Concrete projects I'd love to see:

1. Quantifying post-training variables and their effects

A project systematically measuring how different post-training enhancements (factors like scaffolding effort, inference compute, fine-tuning strategies) affect evaluation results, and ideally developing scaling laws for model performance given changes in these factors. 

2. Password-locked models

Instead of trying to uncover maximal abilities directly, hide the model's current capabilities and then try to uncover them using various elicitation techniques. This establishes ground truth for studying and comparing elicitation methods.

3. Statistical methodology for agent benchmarks

Extending statistical best practices from QA to agent evaluations.

4. Measuring and narrowing the elicitation gap

The gap between the capabilities leading AI companies can elicit versus those that third parties can is significant. We need better approaches to measure and narrow this gap, especially as it relates to dangerous capabilities.

5. Understanding when to (re)evaluate models

Models improve through not just new training runs but also post-training enhancements, which are cheap and can happen ~continuously. We need better heuristics for when advances in post-training techniques should trigger re-evaluation of models.

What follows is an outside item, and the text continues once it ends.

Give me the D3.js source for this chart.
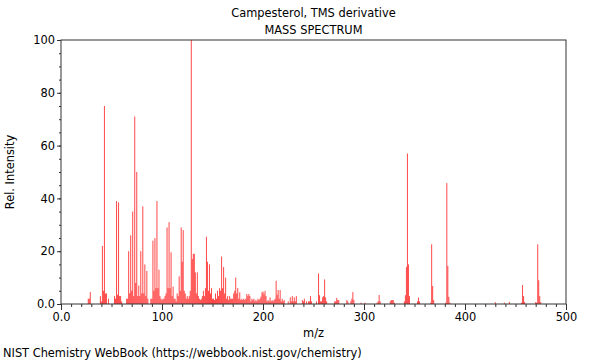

Some other ideas I'm excited about

This isn't exhaustive!

The above list is a subset of projects  I'm particularly excited about. There are many other valuable projects not mentioned here, and great ideas I haven't even thought of! For nore details, check out the full RFP. For other project ideas, you may also enjoy reading Marius' list of concrete problems in evals.

If you've been considering applying to our RFP, now's the time! The initial Expression of Interest takes ≤1 hour, and we can refine promising ideas together during the full proposal stage.

Deadline: April 1st, 2025.

Apply now
Chris Leong @ 2025-03-25T15:36 (+4)

One thing I'd be much more excited about seeing rather than "quantifying post-training variables and their effects" (but which I'm not planning to pursue) would be to take an old model and then to try to map post-training enhancements discovered over time and see how the maximum elicitable capabilities change.

I'm worried that quantifying post-training variables directly has significant capabilities externalities and that there's no obvious limit to how far post-training can be pushed.

cb @ 2025-03-25T16:40 (+3)

I'd also be excited about projects aiming to do this.

One advantage that quantifying post-training variables on frontier models has over this idea is that you also get a better sense of what the upper bound of performance on some eval looks like, as well as some information about the returns from investing in post-training enhancements. I think if this were done responsibly on some well-chosen evals, it'd be helpful information to have. (Though my colleagues may disagree.)

If people outside of frontier labs were working on this, I'd be surprised if it significantly accelerated capabilities, though I can imagine it still making sense to keep the methodology private.